With the first batch of primary elections completed in Illinois, Texas, and California, a glaring exception is emerging to the post-Sept. 11 surge in patriotic activity: voting.
Despite evidence that Americans are now more civically engaged than they've been in years paying closer attention to the news, volunteering in their communities, flying flags from their porches fewer than one in three of California's registered voters bothered to vote in the state's primary this month. In Texas, only a rise in Hispanic voters kept turnout from hitting a record low.
Turnout for primaries is often feeble, of course. But these elections followed gubernatorial and mayoral contests in New Jersey, Virginia, and New York with extremely low turnout just two months after the terrorist attacks.
Analysts say that while higher levels of voting might be expected at a time of war and strong national pride, in reality recent events might be having almost the opposite effect. The focus on terrorism, for one thing, may be keeping turnout down, since it's an issue where voters see no real distinction between parties and candidates. Likewise, the strong feelings of national pride may be quelling feelings of party identification.
In a broader sense, however, the low-turnout figures also suggest that levels of patriotism and civic engagement may not have all that much to do with people's voting habits. Other factors, such as party involvement and voter drives, play a greater role.
"One thing that is interesting and puzzling is that there didn't seem to be a translation of the events of Sept. 11 into some sense of civic duty that we ought to participate [in the voting process]," says Stephen Ansolabehere, a political scientist at the Massachusetts Institute of Technology in Cambridge. "One of the questions has always been how much that sense of civic duty matters and maybe it matters less than we think."
Certainly, analysts say, the lack of exciting races often keeps turnout low in primaries. And this year, the redrawing of congressional boundaries which typically puts more seats in play has instead further strengthened most incumbents. For example, California, which has a total of 53 districts, may only have one truly competitive race.
"Most House races are never competitive and in California, they were carefully designed not to be this year," says Raymond Wolfinger, a political scientist at the University of California at Berkeley.
Moreover, Professor Wolfinger points out, California's only "marquee" contest, namely the election for the GOP nomination for governor, was closed to all registered Democrats, who make up some 45 percent of the electorate. "When you take almost half of everybody off the board before you even start, it's likely the turnout is going to be low," he says.
A similar situation occurred in Texas. The most competitive contests for governor and for the Senate were confined to the Democratic side, a minority of voters in that state.
But this doesn't explain the low turnout figures from last fall's highly competitive gubernatorial and mayoral elections in New Jersey, Virginia, and New York.
Some analysts suggest that the prevalence of negative campaign ads in those races, in addition to some of those in recent gubernatorial primaries, may have been an even bigger turnoff for voters than usual. Polls indicate that many Americans are tired of partisan bickering.

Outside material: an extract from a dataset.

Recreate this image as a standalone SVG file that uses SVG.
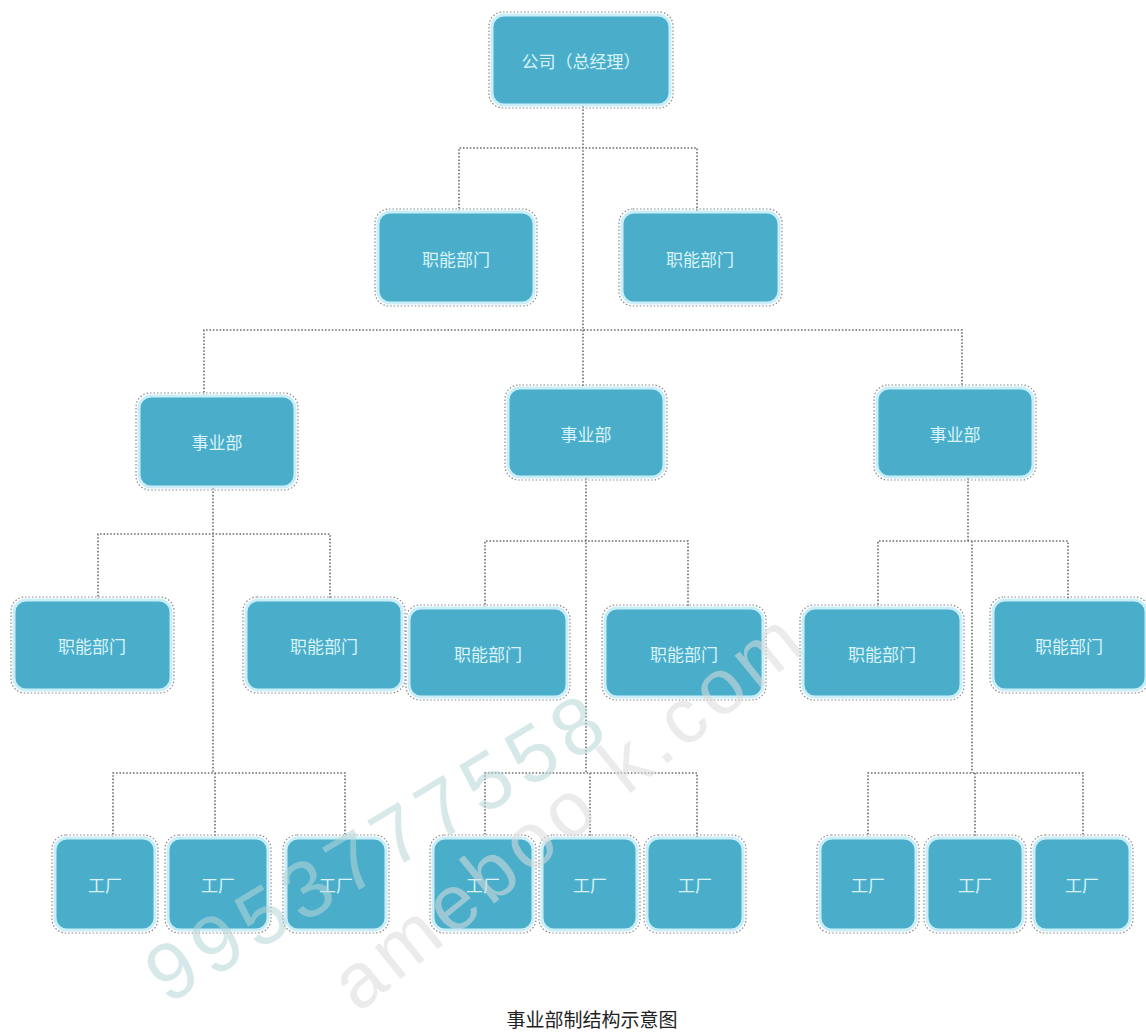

Campaigns use negative ads primarily to drive voters away from an opponent, rather than increase their own support. That was certainly true in California, when Democratic Gov. Gray Davis's ads helped defeat Richard Riordan in the GOP primary.
"Davis wasn't trying to bring people in for him, he was just trying to turn people off of Riordan and that didn't mean they switched over to [Riordan's opponent] Bill Simon," says Rob Richie, director of the Center for Voting and Democracy. Instead, many Republicans just didn't vote.
Still, he adds, it's striking that more Americans didn't decide to cast votes as symbolic gestures of support for US democracy. "That's not the way people see politics as a way to show pride in their country," he says. "I guess one lesson is we don't feel very proud about our politics."
Indeed, for most Americans, feelings of patriotism seem largely separate from having a view of which side should win in an election. As a result, if candidates want to tap Americans' sense of civic duty as a way to increase voter turnout, they may have to draw a more explicit connection for them.
"People do have a sense of citizen duty, but it takes some campaign activity to really activate that," says Professor Ansolabehere. "You have to have campaign ads or flyers or people on TV saying, remember 9/11 it's our duty to show the world we can work well."